I’m sitting at a
desk in a room lit by a single lamp. It’s depressing in here. I rip a sheet of paper out of the
typewriter and look at the ink stain letters with disgust. I typed them but
they’re not mine—squiggles and nonsense—stupid. I crumple the paper and smash
it into a ball; bang, bang like I’m trying to kill a spider
trapped inside. I throw it on the floor. There are dozens of discarded attempts
down there, scratching my ankles, irritating me more. I can’t write this blog.
Alright, that is
a bit dramatic, but it’s tough to dramatize the delete button. And I really
have struggled to write this blog. It’s not that I don’t have enough to say, I
have too much to say. I wanted to describe California and discuss its history.
I wanted to talk about my adventures. I wanted to talk about family and
friends. I wanted to wax-on about the concept of home. I wrote and deleted,
wrote and deleted, wrote and deleted. Finally, I decided to stop trying so
hard. I decided to strip it down and burn off the blah, blah. This is what’s
left; California as a collection of souvenir memories:
- Watching my oldest childhood friend get married. Like most boys we had a You’ll get married first! bet going at one time. Ha! You lose! Or win. Whatever.
- Catching up with his family; a heart-to-heart with his dad, partying with his brother and sister. Kids all grown up, talking about being kids.
- Visiting Emerald Bay with my parents. I hadn’t been there, not that I could remember anyway, so my parents played tour guide to their vagabond son. I enjoyed that twist.
- Listening to my parents talk about their future. This tiny gold rush town is where they plan to spend their retirement and they are really happy about it.

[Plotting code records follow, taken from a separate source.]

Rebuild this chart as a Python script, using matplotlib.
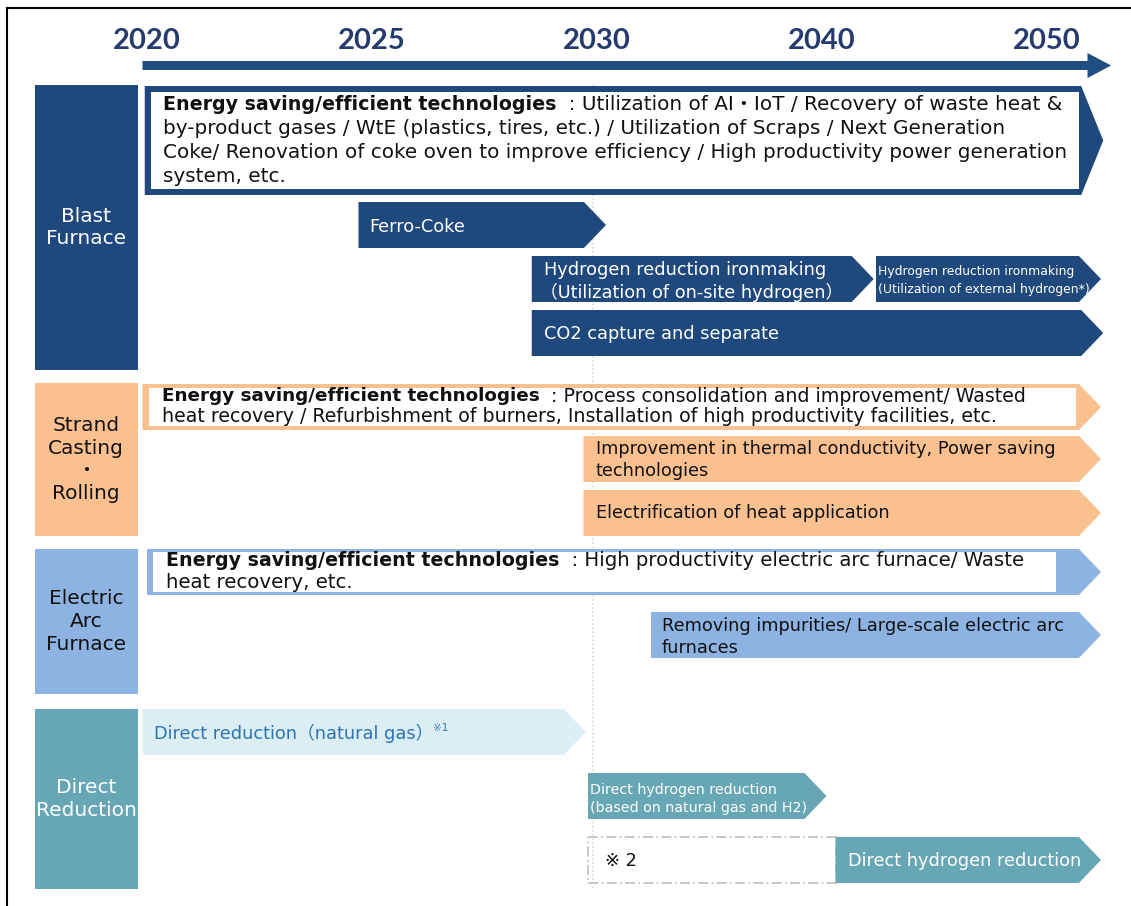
import matplotlib.pyplot as plt
from matplotlib.patches import Polygon, Rectangle
from matplotlib.lines import Line2D

plt.rcParams['font.family'] = ['DejaVu Sans', 'Noto Sans CJK JP']

# timeline: x axis runs in tick steps, 2020 = 0, 2025 = 1, 2030 = 2, ...
YEARS = ["2020", "2025", "2030", "2040", "2050"]

CATEGORIES = ["Blast\nFurnace", "Strand\nCasting\n・\nRolling",
              "Electric\nArc\nFurnace", "Direct\nReduction"]
CAT_COLORS = ["#1f497d", "#fac090", "#8db3e2", "#67a7b5"]
CAT_TEXT = ["white", "#111111", "#111111", "white"]

# each measure: category, start, end (arrow tip), label
item_cat = [0, 0, 0, 0, 0, 1, 1, 1, 2, 2, 3, 3, 3, 3]
item_start = [-0.01, 0.94, 1.71, 3.24, 1.71, -0.02, 1.94, 1.94,
              0.00, 2.24, -0.02, 1.96, 1.96, 3.06]
item_end = [4.25, 2.04, 3.23, 4.24, 4.25, 4.24, 4.24, 4.24,
            4.24, 4.24, 1.95, 3.02, 3.06, 4.24]
item_label = [
    "Energy saving/efficient technologies|  : Utilization of AI・IoT / Recovery of waste heat &\n"
    "by-product gases / WtE (plastics, tires, etc.) / Utilization of Scraps / Next Generation\n"
    "Coke/ Renovation of coke oven to improve efficiency / High productivity power generation\n"
    "system, etc.",
    "Ferro-Coke",
    "Hydrogen reduction ironmaking\n（Utilization of on-site hydrogen）",
    "Hydrogen reduction ironmaking\n(Utilization of external hydrogen*)",
    "CO2 capture and separate",
    "Energy saving/efficient technologies|  : Process consolidation and improvement/ Wasted\n"
    "heat recovery / Refurbishment of burners, Installation of high productivity facilities, etc.",
    "Improvement in thermal conductivity, Power saving\ntechnologies",
    "Electrification of heat application",
    "Energy saving/efficient technologies|  : High productivity electric arc furnace/ Waste\n"
    "heat recovery, etc.",
    "Removing impurities/ Large-scale electric arc\nfurnaces",
    "Direct reduction（natural gas）",
    "Direct hydrogen reduction\n(based on natural gas and H2)",
    "※ 2",
    "Direct hydrogen reduction",
]
# inner white panel end for the framed energy-saving measures
frame_end = {0: 4.14, 5: 4.13, 8: 4.04}

# ---- layout (pixels on the y axis) ----
CAT_SPAN = [(85, 370), (383, 536), (549, 694), (709, 889)]
item_top = [86, 202, 256, 256, 310, 384, 436, 490, 549, 612, 709, 773, 837, 837]
item_bot = [195, 248, 302, 302, 356, 430, 482, 536, 595, 658, 755, 819, 883, 883]
item_pad = [18, 11, 12, 2, 12, 19, 12, 12, 19, 11, 11, 2, 17, 12]
item_size = [12.8, 12.8, 12.8, 8.9, 12.8, 12.8, 12.8, 12.8, 12.8, 12.8, 12.8, 10.3, 12.8, 12.8]
item_step = [24.3, 0, 22, 17, 0, 20, 22, 0, 21, 22, 0, 18, 0, 0]
item_first = [104, 227, 270, 272, 334, 396, 449, 513, 561, 626, 733, 790, 861, 861]
frame_px = {0: (6, 6), 5: (6, 4), 8: (6, 3)}
frame_size = {0: (13.7, 14.4), 5: (13.2, 13.65), 8: (13.7, 14.2)}  # bold, regular

HEAD = 0.098
PX = 1 / 225.0  # one pixel in tick steps
CAT_LEFT, CAT_RIGHT = -0.50, -0.04


def arrow_shape(x0, x1, top, bot):
    mid = (top + bot) / 2
    return [(x0, top), (x1 - HEAD, top), (x1, mid), (x1 - HEAD, bot), (x0, bot)]


fig = plt.figure(figsize=(11.31, 9.06), dpi=100)
ax = fig.add_axes([0, 0, 1, 1])
ax.set_xlim(-147 * PX, (1131 - 147) * PX)
ax.set_ylim(906, 0)
ax.axis('off')

# frame lines top and left
fig.add_artist(Line2D([7 / 1131, 1], [1 - 8 / 906, 1 - 8 / 906], color='black', lw=1.5))
fig.add_artist(Line2D([7 / 1131, 7 / 1131], [0, 1 - 8 / 906], color='black', lw=1.5))

# years and the timeline arrow
for i, y in enumerate(YEARS):
    ax.text(i, 41, y, ha='center', va='center', fontsize=21, fontweight='bold',
            family='Lato', color='#263a6e')
ax.add_patch(Polygon([(-0.02, 61), (4.18, 61), (4.18, 53), (4.285, 65.5), (4.18, 78),
                      (4.18, 70), (-0.02, 70)], closed=True, color='#1f4e80', lw=0))

# dotted guide at 2030
ax.plot([1.98, 1.98], [85, 890], color='#d6d6bf', lw=1.1, ls=':', zorder=0)

# category boxes
for c, name in enumerate(CATEGORIES):
    t, b = CAT_SPAN[c]
    ax.add_patch(Rectangle((CAT_LEFT, t), CAT_RIGHT - CAT_LEFT, b - t,
                           color=CAT_COLORS[c], lw=0))
    ax.text((CAT_LEFT + CAT_RIGHT) / 2, (t + b) / 2, name, ha='center', va='center',
            fontsize=14.5, color=CAT_TEXT[c], linespacing=1.25)

# measures
for i, label in enumerate(item_label):
    c = item_cat[i]
    x0, x1 = item_start[i], item_end[i]
    t, b = item_top[i], item_bot[i]
    txt_color = CAT_TEXT[c]
    if c == 3 and i == 10:
        face = '#daeef3'
        txt_color = '#2e74b5'
    else:
        face = CAT_COLORS[c]

    if label.startswith("※"):
        ax.add_patch(Rectangle((x0, t), x1 - x0, b - t, fill=False, ec='#bdbdbd',
                               lw=1.2, ls=(0, (6, 2, 1, 2))))
        txt_color = '#111111'
    else:
        ax.add_patch(Polygon(arrow_shape(x0, x1, t, b), closed=True, color=face, lw=0))

    if i in frame_end:
        fx, fy = frame_px[i]
        bsize, rsize = frame_size[i]
        ax.add_patch(Rectangle((x0 + fx * PX, t + fy), frame_end[i] - x0 - fx * PX,
                               b - t - 2 * fy, color='white', lw=0))
        txt_color = '#111111'
        lines = label.split("\n")
        head, rest = lines[0].split("|")
        h = ax.annotate(head, xy=(x0, item_first[i]), xytext=(item_pad[i], 0),
                        textcoords='offset pixels', va='center', ha='left',
                        fontsize=bsize, fontweight='bold', color=txt_color)
        ax.annotate(rest, xy=(1, 0.5), xycoords=h, va='center', ha='left',
                    fontsize=rsize, color=txt_color)
        for k, ln in enumerate(lines[1:], start=1):
            ax.annotate(ln, xy=(x0, item_first[i] + k * item_step[i]),
                        xytext=(item_pad[i], 0), textcoords='offset pixels',
                        va='center', ha='left', fontsize=rsize, color=txt_color)
        continue

    lines = label.split("\n")
    for k, ln in enumerate(lines):
        pad = item_pad[i] - (4 if ln.startswith("（") else 0)
        tx = ax.annotate(ln, xy=(x0, item_first[i] + k * item_step[i]),
                         xytext=(pad, 0), textcoords='offset pixels',
                         va='center', ha='left', fontsize=item_size[i], color=txt_color)
    if i == 10:
        ax.annotate("※1", xy=(1, 0.75), xycoords=tx, xytext=(0, 0),
                    textcoords='offset pixels', va='center', ha='left',
                    fontsize=7.5, color=txt_color)

fig.savefig("out.png", dpi=100)
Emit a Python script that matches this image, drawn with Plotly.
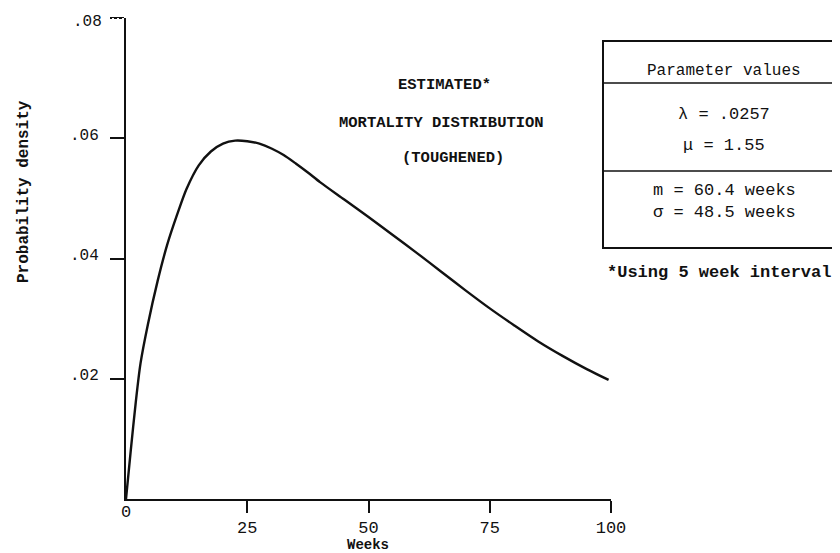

- Setting up a writing studio in my parents pool house/convincing myself that it wasn’t weird for a 35 year old man to be hanging out in his parents pool house.
- Taking my niece and nephews on a hike through the woods and telling them tale tales.
- Sitting on the back porch with my dad eating beer battered fish tacos and watching a family of deer cross the meadow he calls a yard. He looked like a man who felt lucky.
- Barreling down a hill toward the ocean on a cruiser bike known as The Green Machine and feeling fine.
- A bonfire on a perfect Southern California night.
- Sitting in a hot tub with people I love, eating Wheat Thins and taking pulls off a bottle of Jamison's, watching fireworks pop, pop, boom over the Pacific Ocean.
- Drinking god knows how many beers with a friend I met traveling; an Irish lad that had been living in New Zealand and just happened to be traveling up the West Coast.
- Being in San Francisco.
- Helping a friend say goodbye to The City.
- Soaking in the sun at Dolores Park on a warm breezy day. Drinking good wine out of cheap cups. Watching weird, wild, wonderful San Fran pass.
- Seeing that the town I grew up in had changed for the better.
- Wine tasting on a Monday. Hearing the lady pouring samples gush about the owner of the winery and thinking, I went to high school with that guy he was kind of a _____.
- Hanging out with a friend I met in Prague, who happened to grow up in the same small town. Drinking beers and smoking hooka in his garage like it was 1995.
- Spending a day with my nephew that included kayaking, a water balloon fight and scaring people with a rubber snake.
- Remembering that California can always surprise me with its beauty.
- Driving over the Bixby Bridge and through Big Sur. There isn’t a prettier drive in the world.
- Quiz night at the pub with a friend I met in Thailand. Specifically seeing how much her friends love her. That’s always nice.
- A night out with old friends. One more for the road? A lot more than that.
- Closing out my America vacation at a Willie Nelson concert.
California was difficult to write about because I waited too long. I thought about writing a weekly post, but decided against it because I wanted perspective. I wanted to weigh each place and decide what they meant to me. And I wanted to settle in. I’ve experienced being away from home. But, what about being away from abroad? What kind of absence would that leave? There was so much to consider and I didn’t want to contradict myself so I waited.
I waited and you
ended up with bullet points not stories; boo, hiss, boo. I leave for Saudi
Arabia in the morning. My America session is over. Here is what I think I know;
California is pieces of home and the rest of the pieces are spread out around
the world. Home does not have a lock and a key. Home is the search. Home is
where I come from and where I’ve yet to go.